Source material ->
■ ■ ■ ■

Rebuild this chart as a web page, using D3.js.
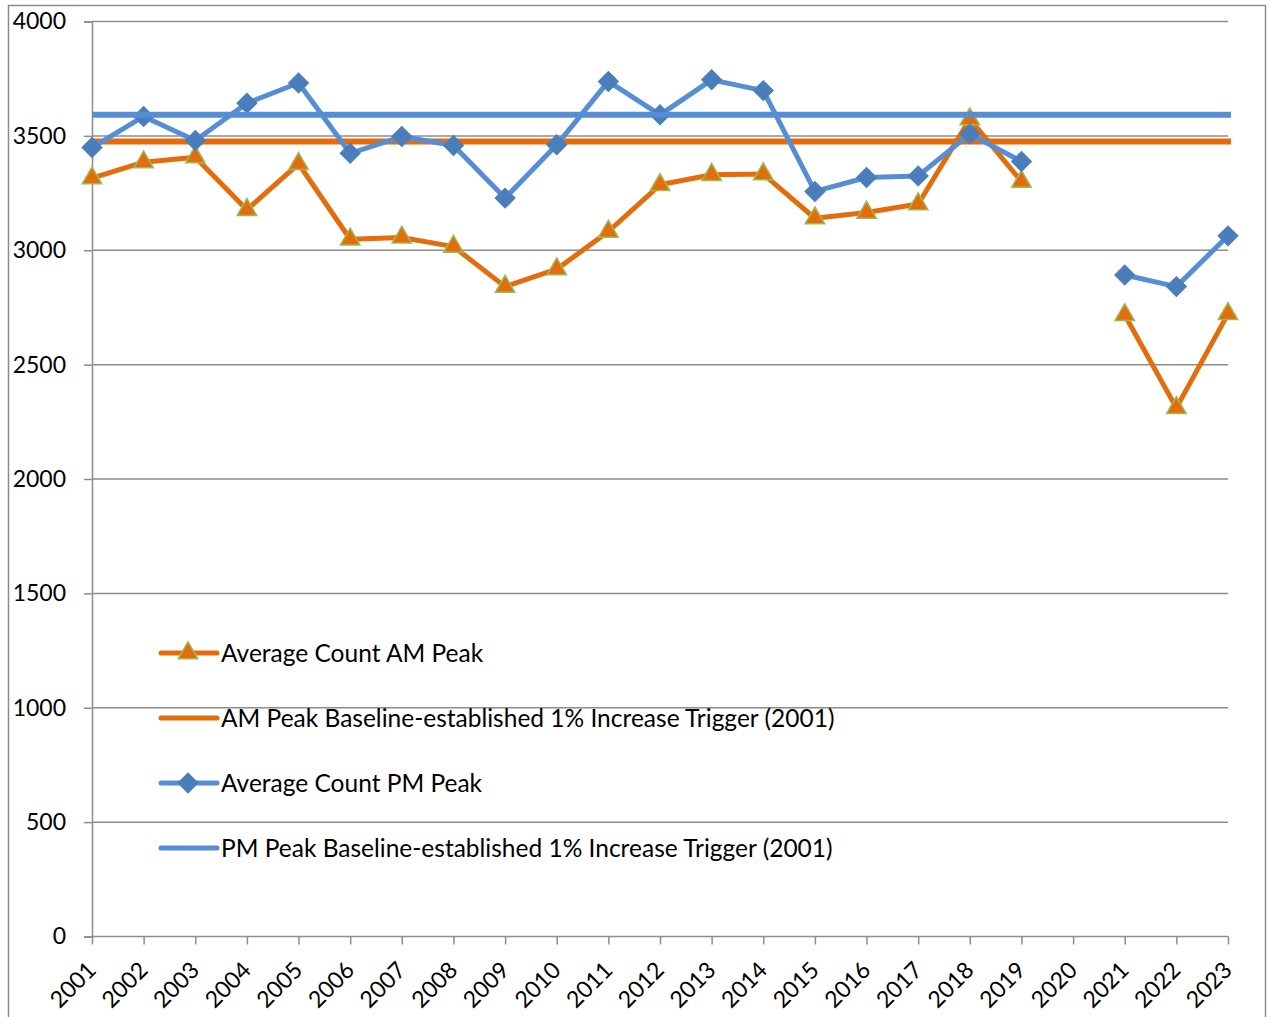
<!DOCTYPE html>
<html><head><meta charset="utf-8">
<script src="https://cdn.jsdelivr.net/npm/d3@7"></script>
<style>body{margin:0;background:#fff}svg{display:block}</style>
</head><body>
<svg id="c" width="1268" height="1017"></svg>
<script>
const years = ["2001","2002","2003","2004","2005","2006","2007","2008","2009","2010","2011","2012","2013","2014","2015","2016","2017","2018","2019","2020","2021","2022","2023"];
const amPeak = [3315,3385,3407,3177,3378,3048,3056,3016,2841,2917,3082,3286,3330,3333,3140,3165,3202,3573,3300,null,2717,2311,2722];
const pmPeak = [3449,3585,3480,3643,3731,3424,3497,3458,3228,3461,3738,3592,3745,3698,3257,3318,3325,3508,3388,null,2892,2841,3063];
const amBaseline = 3475;
const pmBaseline = 3592;
const yTicks = [0,500,1000,1500,2000,2500,3000,3500,4000];
const legendLabels = ["Average Count AM Peak","AM Peak Baseline-established 1% Increase Trigger (2001)","Average Count PM Peak","PM Peak Baseline-established 1% Increase Trigger (2001)"];

const ORANGE="#E46C0A", BLUE_LINE="#558ED5", BLUE_MARK="#4A7EBB", GREEN="#9BBB59", GRID="#8c8c8c";
const svg=d3.select("#c");
const L=92,R=1228,T=21.5,B=936.5;
const x=d3.scalePoint().domain(years).range([L,R]);
const y=d3.scaleLinear().domain([0,4000]).range([B,T]);

// outer border
svg.append("rect").attr("x",8.5).attr("y",5.5).attr("width",1257).attr("height",1030)
  .attr("fill","none").attr("stroke","#8c8c8c").attr("stroke-width",1.5);

// gridlines
svg.append("g").selectAll("line").data(yTicks.filter(d=>d>0)).join("line")
  .attr("x1",L).attr("x2",R).attr("y1",d=>y(d)).attr("y2",d=>y(d))
  .attr("stroke",GRID).attr("stroke-width",1.5);

// y axis
const ya=svg.append("g").attr("transform",`translate(${L},0)`)
  .call(d3.axisLeft(y).tickValues(yTicks).tickSize(8).tickPadding(18).tickFormat(d3.format("d")));
ya.select(".domain").attr("stroke",GRID).attr("stroke-width",1.5);
ya.selectAll(".tick line").attr("stroke",GRID).attr("stroke-width",1.5);
ya.selectAll("text").attr("font-family","Lato").attr("font-size",23).attr("fill","#000");

// x axis
const xa=svg.append("g").attr("transform",`translate(0,${B})`)
  .call(d3.axisBottom(x).tickSize(8).tickPadding(6).tickSizeOuter(0));
xa.select(".domain").attr("stroke",GRID).attr("stroke-width",1.5).attr("d",`M${L},0H${R}`);
xa.selectAll(".tick line").attr("stroke",GRID).attr("stroke-width",1.5);
xa.selectAll("text").attr("font-family","Lato").attr("font-size",23).attr("fill","#000")
  .attr("text-anchor","end").attr("dy",0).attr("y",0)
  .attr("transform","translate(5,35) rotate(-45)");

const line=d3.line().defined(d=>d.v!=null).x(d=>x(d.k)).y(d=>y(d.v));
const amData=years.map((k,i)=>({k,v:amPeak[i]}));
const pmData=years.map((k,i)=>({k,v:pmPeak[i]}));

const tri=d3.symbol().type(d3.symbolTriangle).size(165);
const dia=d3.symbol().type(d3.symbolSquare).size(200);

// AM series
svg.append("path").datum(amData).attr("d",line).attr("fill","none").attr("stroke",ORANGE).attr("stroke-width",5).attr("stroke-linejoin","round");
svg.append("g").selectAll("path").data(amData.filter(d=>d.v!=null)).join("path")
  .attr("d",tri).attr("transform",d=>`translate(${x(d.k)},${y(d.v)})`)
  .attr("fill",ORANGE).attr("stroke",GREEN).attr("stroke-width",1.5);
// AM baseline
svg.append("line").attr("x1",L).attr("x2",R+3).attr("y1",y(amBaseline)).attr("y2",y(amBaseline)).attr("stroke",ORANGE).attr("stroke-width",6);
// PM series
svg.append("path").datum(pmData).attr("d",line).attr("fill","none").attr("stroke",BLUE_LINE).attr("stroke-width",5).attr("stroke-linejoin","round");
svg.append("g").selectAll("path").data(pmData.filter(d=>d.v!=null)).join("path")
  .attr("d",dia).attr("transform",d=>`translate(${x(d.k)},${y(d.v)}) rotate(45)`)
  .attr("fill",BLUE_MARK).attr("stroke",BLUE_MARK).attr("stroke-width",1);
// PM baseline
svg.append("line").attr("x1",L).attr("x2",R+3).attr("y1",y(pmBaseline)).attr("y2",y(pmBaseline)).attr("stroke",BLUE_LINE).attr("stroke-width",6);

// legend
const lg=svg.append("g");
const rows=[653,718,783,848];
const lcol=[ORANGE,ORANGE,BLUE_LINE,BLUE_LINE];
legendLabels.forEach((t,i)=>{
  const g=lg.append("g").attr("transform",`translate(0,${rows[i]})`);
  g.append("line").attr("x1",161).attr("x2",217).attr("y1",0).attr("y2",0).attr("stroke",lcol[i]).attr("stroke-width",5).attr("stroke-linecap","round");
  if(i===0) g.append("path").attr("d",tri).attr("transform","translate(188,0)").attr("fill",ORANGE).attr("stroke",GREEN).attr("stroke-width",1.5);
  if(i===2) g.append("path").attr("d",dia).attr("transform","translate(188,0) rotate(45)").attr("fill",BLUE_MARK).attr("stroke",BLUE_MARK);
  g.append("text").attr("x",221).attr("y",0).attr("dy","0.35em").attr("font-family","Lato").attr("font-size",24.5).attr("fill","#000").text(t);
});
</script>
</body></html>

■ ■ ■ ■

Instruction ->
Repeat the data exactly in full, omitting its pictures.

Answer for this exercise ->
Rebuild this chart as a web page, using D3.js.
<!DOCTYPE html>
<html><head><meta charset="utf-8">
<script src="https://cdn.jsdelivr.net/npm/d3@7"></script>
<style>body{margin:0;background:#fff}svg{display:block}</style>
</head><body>
<svg id="c" width="1268" height="1017"></svg>
<script>
const years = ["2001","2002","2003","2004","2005","2006","2007","2008","2009","2010","2011","2012","2013","2014","2015","2016","2017","2018","2019","2020","2021","2022","2023"];
const amPeak = [3315,3385,3407,3177,3378,3048,3056,3016,2841,2917,3082,3286,3330,3333,3140,3165,3202,3573,3300,null,2717,2311,2722];
const pmPeak = [3449,3585,3480,3643,3731,3424,3497,3458,3228,3461,3738,3592,3745,3698,3257,3318,3325,3508,3388,null,2892,2841,3063];
const amBaseline = 3475;
const pmBaseline = 3592;
const yTicks = [0,500,1000,1500,2000,2500,3000,3500,4000];
const legendLabels = ["Average Count AM Peak","AM Peak Baseline-established 1% Increase Trigger (2001)","Average Count PM Peak","PM Peak Baseline-established 1% Increase Trigger (2001)"];

const ORANGE="#E46C0A", BLUE_LINE="#558ED5", BLUE_MARK="#4A7EBB", GREEN="#9BBB59", GRID="#8c8c8c";
const svg=d3.select("#c");
const L=92,R=1228,T=21.5,B=936.5;
const x=d3.scalePoint().domain(years).range([L,R]);
const y=d3.scaleLinear().domain([0,4000]).range([B,T]);

// outer border
svg.append("rect").attr("x",8.5).attr("y",5.5).attr("width",1257).attr("height",1030)
  .attr("fill","none").attr("stroke","#8c8c8c").attr("stroke-width",1.5);

// gridlines
svg.append("g").selectAll("line").data(yTicks.filter(d=>d>0)).join("line")
  .attr("x1",L).attr("x2",R).attr("y1",d=>y(d)).attr("y2",d=>y(d))
  .attr("stroke",GRID).attr("stroke-width",1.5);

// y axis
const ya=svg.append("g").attr("transform",`translate(${L},0)`)
  .call(d3.axisLeft(y).tickValues(yTicks).tickSize(8).tickPadding(18).tickFormat(d3.format("d")));
ya.select(".domain").attr("stroke",GRID).attr("stroke-width",1.5);
ya.selectAll(".tick line").attr("stroke",GRID).attr("stroke-width",1.5);
ya.selectAll("text").attr("font-family","Lato").attr("font-size",23).attr("fill","#000");

// x axis
const xa=svg.append("g").attr("transform",`translate(0,${B})`)
  .call(d3.axisBottom(x).tickSize(8).tickPadding(6).tickSizeOuter(0));
xa.select(".domain").attr("stroke",GRID).attr("stroke-width",1.5).attr("d",`M${L},0H${R}`);
xa.selectAll(".tick line").attr("stroke",GRID).attr("stroke-width",1.5);
xa.selectAll("text").attr("font-family","Lato").attr("font-size",23).attr("fill","#000")
  .attr("text-anchor","end").attr("dy",0).attr("y",0)
  .attr("transform","translate(5,35) rotate(-45)");

const line=d3.line().defined(d=>d.v!=null).x(d=>x(d.k)).y(d=>y(d.v));
const amData=years.map((k,i)=>({k,v:amPeak[i]}));
const pmData=years.map((k,i)=>({k,v:pmPeak[i]}));

const tri=d3.symbol().type(d3.symbolTriangle).size(165);
const dia=d3.symbol().type(d3.symbolSquare).size(200);

// AM series
svg.append("path").datum(amData).attr("d",line).attr("fill","none").attr("stroke",ORANGE).attr("stroke-width",5).attr("stroke-linejoin","round");
svg.append("g").selectAll("path").data(amData.filter(d=>d.v!=null)).join("path")
  .attr("d",tri).attr("transform",d=>`translate(${x(d.k)},${y(d.v)})`)
  .attr("fill",ORANGE).attr("stroke",GREEN).attr("stroke-width",1.5);
// AM baseline
svg.append("line").attr("x1",L).attr("x2",R+3).attr("y1",y(amBaseline)).attr("y2",y(amBaseline)).attr("stroke",ORANGE).attr("stroke-width",6);
// PM series
svg.append("path").datum(pmData).attr("d",line).attr("fill","none").attr("stroke",BLUE_LINE).attr("stroke-width",5).attr("stroke-linejoin","round");
svg.append("g").selectAll("path").data(pmData.filter(d=>d.v!=null)).join("path")
  .attr("d",dia).attr("transform",d=>`translate(${x(d.k)},${y(d.v)}) rotate(45)`)
  .attr("fill",BLUE_MARK).attr("stroke",BLUE_MARK).attr("stroke-width",1);
// PM baseline
svg.append("line").attr("x1",L).attr("x2",R+3).attr("y1",y(pmBaseline)).attr("y2",y(pmBaseline)).attr("stroke",BLUE_LINE).attr("stroke-width",6);

// legend
const lg=svg.append("g");
const rows=[653,718,783,848];
const lcol=[ORANGE,ORANGE,BLUE_LINE,BLUE_LINE];
legendLabels.forEach((t,i)=>{
  const g=lg.append("g").attr("transform",`translate(0,${rows[i]})`);
  g.append("line").attr("x1",161).attr("x2",217).attr("y1",0).attr("y2",0).attr("stroke",lcol[i]).attr("stroke-width",5).attr("stroke-linecap","round");
  if(i===0) g.append("path").attr("d",tri).attr("transform","translate(188,0)").attr("fill",ORANGE).attr("stroke",GREEN).attr("stroke-width",1.5);
  if(i===2) g.append("path").attr("d",dia).attr("transform","translate(188,0) rotate(45)").attr("fill",BLUE_MARK).attr("stroke",BLUE_MARK);
  g.append("text").attr("x",221).attr("y",0).attr("dy","0.35em").attr("font-family","Lato").attr("font-size",24.5).attr("fill","#000").text(t);
});
</script>
</body></html>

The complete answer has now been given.